• AIM OF THE TASK:
Take the listing from its first line through the line that contains "in range(1, 27)]" and please retype those lines exactly, leaving out the pictures.

##### DATA SECTION

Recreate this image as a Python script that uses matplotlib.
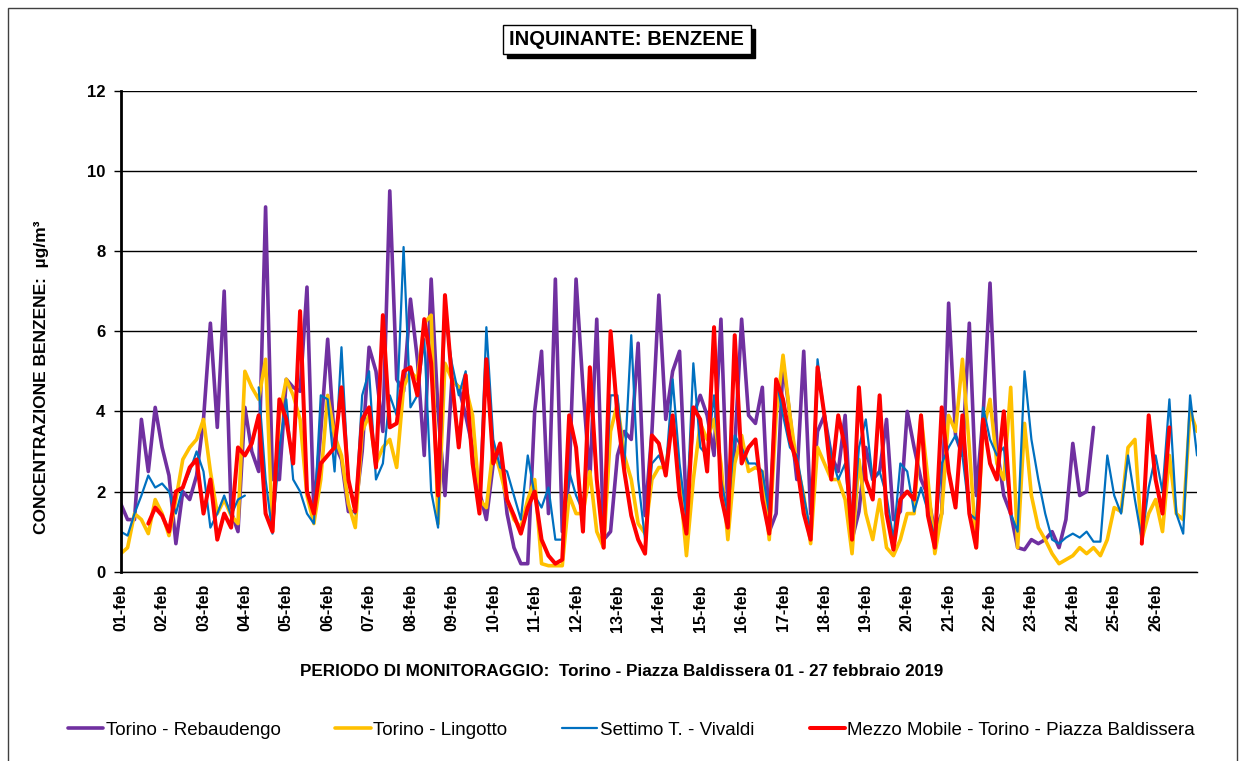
import numpy as np
import matplotlib.pyplot as plt
from matplotlib.patches import Rectangle

plt.rcParams['font.family'] = ['Liberation Sans', 'DejaVu Sans']

nan = np.nan

# etichette dell'asse x (una per giorno)
giorni = [f"{d:02d}-feb" for d in range(1, 27)]

# concentrazioni di benzene (µg/m³), un valore ogni 4 ore
# dal 01-feb 00:00 fino al 27-feb 00:00 (6 valori per riga = 1 giorno)
rebaudengo = [
    1.7, 1.3, 1.3, 3.8, 2.5, 4.1,
    3.1, 2.4, 0.7, 2.0, 1.8, 2.4,
    3.8, 6.2, 3.6, 7.0, 1.5, 1.0,
    4.1, 3.0, 2.5, 9.1, 2.3, 2.3,
    4.8, 4.6, 4.5, 7.1, 1.45, 3.5,
    5.8, 3.2, 2.8, 1.5, 1.5, 3.0,
    5.6, 5.0, 3.5, 9.5, 4.8, 4.5,
    6.8, 5.3, 2.9, 7.3, 4.0, 1.9,
    4.8, 4.6, 3.9, 3.1, 2.0, 1.3,
    2.7, 3.1, 1.45, 0.6, 0.2, 0.2,
    4.0, 5.5, 1.45, 7.3, 1.0, 2.3,
    7.3, 4.6, 2.3, 6.3, 0.8, 1.0,
    2.9, 3.5, 3.3, 5.7, 1.4, 3.5,
    6.9, 3.8, 5.0, 5.5, 1.5, 3.9,
    4.4, 3.9, 2.9, 6.3, 1.5, 3.1,
    6.3, 3.9, 3.7, 4.6, 1.0, 1.45,
    5.2, 3.9, 2.3, 5.5, 1.45, 3.5,
    3.9, 2.9, 2.5, 3.9, 0.8, 1.5,
    3.1, 2.3, 2.5, 3.8, 1.3, 1.5,
    4.0, 3.1, 2.3, 1.9, 1.0, 1.45,
    6.7, 3.4, 2.9, 6.2, 1.9, 3.9,
    7.2, 3.1, 1.9, 1.45, 0.6, 0.55,
    0.8, 0.7, 0.8, 1.0, 0.6, 1.3,
    3.2, 1.9, 2.0, 3.6, nan, nan,
    nan, nan, nan, nan, nan, nan,
    nan, nan, nan, nan, nan, nan,
    nan,
]

lingotto = [
    0.45, 0.6, 1.45, 1.3, 0.95, 1.8,
    1.45, 0.9, 1.8, 2.8, 3.1, 3.3,
    3.8, 2.5, 1.45, 1.8, 1.4, 1.2,
    5.0, 4.6, 4.3, 5.3, 1.0, 3.9,
    4.8, 4.4, 3.8, 1.9, 1.2, 2.3,
    4.4, 3.4, 2.9, 1.7, 1.1, 3.5,
    3.9, 2.7, 3.1, 3.3, 2.6, 4.6,
    5.0, 4.8, 6.2, 6.4, 1.2, 5.2,
    4.8, 4.6, 4.6, 3.9, 1.8, 1.6,
    3.1, 2.5, 1.8, 1.3, 1.1, 1.8,
    2.3, 0.2, 0.15, 0.15, 0.15, 1.9,
    1.45, 1.45, 2.5, 1.0, 0.6, 3.5,
    4.2, 2.9, 2.3, 1.2, 0.95, 2.3,
    2.6, 2.6, 3.8, 2.3, 0.4, 2.3,
    3.7, 3.3, 3.8, 2.7, 0.8, 2.7,
    3.4, 2.5, 2.6, 2.5, 0.8, 3.9,
    5.4, 3.9, 2.7, 1.9, 0.7, 3.1,
    2.7, 2.3, 2.3, 1.8, 0.45, 2.8,
    1.45, 0.8, 1.8, 0.6, 0.4, 0.8,
    1.45, 1.45, 3.9, 2.3, 0.45, 1.45,
    3.9, 3.5, 5.3, 3.1, 0.6, 3.5,
    4.3, 2.7, 2.3, 4.6, 0.6, 3.7,
    1.9, 1.1, 0.8, 0.45, 0.2, 0.3,
    0.4, 0.6, 0.45, 0.6, 0.4, 0.8,
    1.6, 1.5, 3.1, 3.3, 0.8, 1.45,
    1.8, 1.0, 2.9, 1.45, 1.3, 4.0,
    3.5,
]

settimo = [
    1.0, 0.9, 1.45, 1.9, 2.4, 2.1,
    2.2, 2.0, 1.45, 2.1, 2.5, 3.0,
    2.5, 1.1, 1.45, 1.9, 1.4, 1.8,
    1.9, nan, 4.6, 2.3, 0.95, 3.1,
    4.3, 2.3, 2.0, 1.45, 1.2, 4.4,
    4.3, 2.5, 5.6, 2.3, 1.45, 4.4,
    5.0, 2.3, 2.7, 4.4, 3.9, 8.1,
    4.1, 4.4, 5.8, 2.0, 1.1, 6.4,
    5.2, 4.4, 5.0, 2.7, 1.7, 6.1,
    3.3, 2.6, 2.5, 1.9, 1.3, 2.9,
    1.9, 1.6, 2.1, 0.8, 0.8, 2.5,
    1.9, 1.5, 4.6, 2.3, 0.95, 4.4,
    4.4, 2.6, 5.9, 2.3, 0.8, 2.7,
    2.9, 2.5, 4.8, 2.7, 1.3, 5.2,
    3.1, 2.9, 4.4, 2.3, 1.45, 3.4,
    3.1, 2.7, 2.7, 2.5, 1.45, 4.8,
    3.9, 3.1, 2.9, 1.9, 1.0, 5.3,
    3.9, 2.9, 2.3, 2.7, 0.8, 3.1,
    3.8, 2.3, 2.5, 1.9, 0.8, 2.7,
    2.5, 1.5, 2.1, 1.5, 0.85, 2.7,
    3.1, 3.4, 2.9, 1.45, 1.3, 4.1,
    3.3, 2.9, 3.1, 1.45, 1.0, 5.0,
    3.3, 2.3, 1.45, 0.8, 0.7, 0.85,
    0.95, 0.85, 1.0, 0.75, 0.75, 2.9,
    1.9, 1.45, 2.9, 1.8, 0.8, 2.1,
    2.9, 2.0, 4.3, 1.45, 0.95, 4.4,
    2.9,
]

mezzo_mobile = [
    nan, nan, nan, nan, 1.2, 1.6,
    1.4, 1.0, 2.0, 2.1, 2.6, 2.8,
    1.45, 2.3, 0.8, 1.45, 1.1, 3.1,
    2.9, 3.2, 3.9, 1.45, 1.0, 4.3,
    3.8, 2.7, 6.5, 2.0, 1.45, 2.7,
    2.9, 3.1, 4.6, 2.3, 1.5, 3.8,
    4.1, 2.6, 6.4, 3.6, 3.7, 5.0,
    5.1, 4.4, 6.3, 5.2, 1.9, 6.9,
    4.8, 3.1, 4.9, 2.7, 1.45, 5.3,
    2.7, 3.2, 1.8, 1.4, 0.95, 1.6,
    2.0, 0.8, 0.4, 0.2, 0.3, 3.9,
    3.1, 1.0, 5.1, 2.3, 0.6, 6.0,
    3.9, 2.5, 1.4, 0.8, 0.45, 3.4,
    3.2, 2.4, 3.9, 1.9, 0.95, 4.1,
    3.8, 2.5, 6.1, 1.9, 1.1, 5.9,
    2.7, 3.1, 3.3, 1.8, 0.95, 4.8,
    4.3, 3.3, 2.7, 1.45, 0.8, 5.1,
    3.9, 2.3, 3.9, 3.1, 0.8, 4.6,
    2.3, 1.8, 4.4, 1.45, 0.55, 1.8,
    2.0, 1.8, 3.9, 1.4, 0.6, 4.1,
    2.5, 1.6, 3.9, 1.45, 0.6, 3.8,
    2.7, 2.3, 4.0, 1.45, nan, nan,
    nan, nan, nan, nan, nan, nan,
    nan, nan, nan, nan, nan, nan,
    nan, nan, nan, nan, 0.7, 3.9,
    2.3, 1.45, 3.6, nan, nan, nan,
    nan,
]

# asse dei tempi in giorni (passo di 4 ore)
tempo = np.arange(len(rebaudengo)) * 4 / 24

W, H = 1245, 761
fig = plt.figure(figsize=(W / 100, H / 100), dpi=100)
ax = fig.add_axes([120.7 / W, 1 - 571.7 / H, (1197 - 120.7) / W, (571.7 - 90.7) / H])

stile = dict(solid_joinstyle='round', solid_capstyle='round')
ax.plot(tempo, rebaudengo, color='#7030A0', lw=2.6, label='Torino - Rebaudengo', **stile)
ax.plot(tempo, lingotto, color='#FFC000', lw=2.6, label='Torino - Lingotto', **stile)
ax.plot(tempo, settimo, color='#0070C0', lw=1.6, label='Settimo T. - Vivaldi', **stile)
ax.plot(tempo, mezzo_mobile, color='#FF0000', lw=2.9,
        label='Mezzo Mobile - Torino - Piazza Baldissera', **stile)

ax.set_xlim(0, 26)
ax.set_ylim(0, 12)
ax.set_yticks(range(0, 13, 2))
ax.set_xticks(range(len(giorni)))
ax.set_xticklabels(giorni, rotation=90, fontsize=11.5, fontweight='bold')
for lab in ax.get_yticklabels():
    lab.set_fontweight('bold')
ax.tick_params(axis='x', length=0, pad=9)
ax.tick_params(axis='y', length=5, width=1, pad=6, labelsize=12)

ax.grid(axis='y', color='black', lw=1)
ax.set_axisbelow(True)
ax.spines['top'].set_visible(False)
ax.spines['right'].set_visible(False)
ax.spines['left'].set_linewidth(2)
ax.spines['bottom'].set_linewidth(1)

# titolo in riquadro con ombra
fig.add_artist(Rectangle((506.7 / W, 1 - 58.3 / H), 248 / W, 29.3 / H,
                         transform=fig.transFigure, color='black', zorder=1))
fig.add_artist(Rectangle((502.7 / W, 1 - 54.3 / H), 248 / W, 29.3 / H,
                         transform=fig.transFigure, fc='white', ec='black', lw=1, zorder=2))
fig.text(626.7 / W, 1 - 39.7 / H, 'INQUINANTE: BENZENE', ha='center', va='center',
         fontsize=14.5, fontweight='bold', zorder=3)

fig.text(41.5 / W, 1 - 377.5 / H, 'CONCENTRAZIONE BENZENE:  µg/m³', rotation=90,
         ha='center', va='center', fontsize=12.5, fontweight='bold')
fig.text(622 / W, 1 - 671 / H,
         'PERIODO DI MONITORAGGIO:  Torino - Piazza Baldissera 01 - 27 febbraio 2019',
         ha='center', va='center', fontsize=12.3, fontweight='bold')

# cornice esterna
fig.add_artist(Rectangle((8 / W, -0.05), (1237 - 8) / W, 1.05 - 8 / H,
                         transform=fig.transFigure, fill=False, ec='#404040', lw=1))

handles, labels = ax.get_legend_handles_labels()
fig.legend(handles, labels, loc='center', bbox_to_anchor=(631.5 / W, 1 - 730 / H),
           ncol=4, frameon=False, fontsize=13.5, handlelength=1.87,
           handletextpad=0.15, columnspacing=2.93, borderaxespad=0)

fig.savefig('out.png', dpi=100)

##########

• EXERCISE ANSWER:
Recreate this image as a Python script that uses matplotlib.
import numpy as np
import matplotlib.pyplot as plt
from matplotlib.patches import Rectangle

plt.rcParams['font.family'] = ['Liberation Sans', 'DejaVu Sans']

nan = np.nan

# etichette dell'asse x (una per giorno)
giorni = [f"{d:02d}-feb" for d in range(1, 27)]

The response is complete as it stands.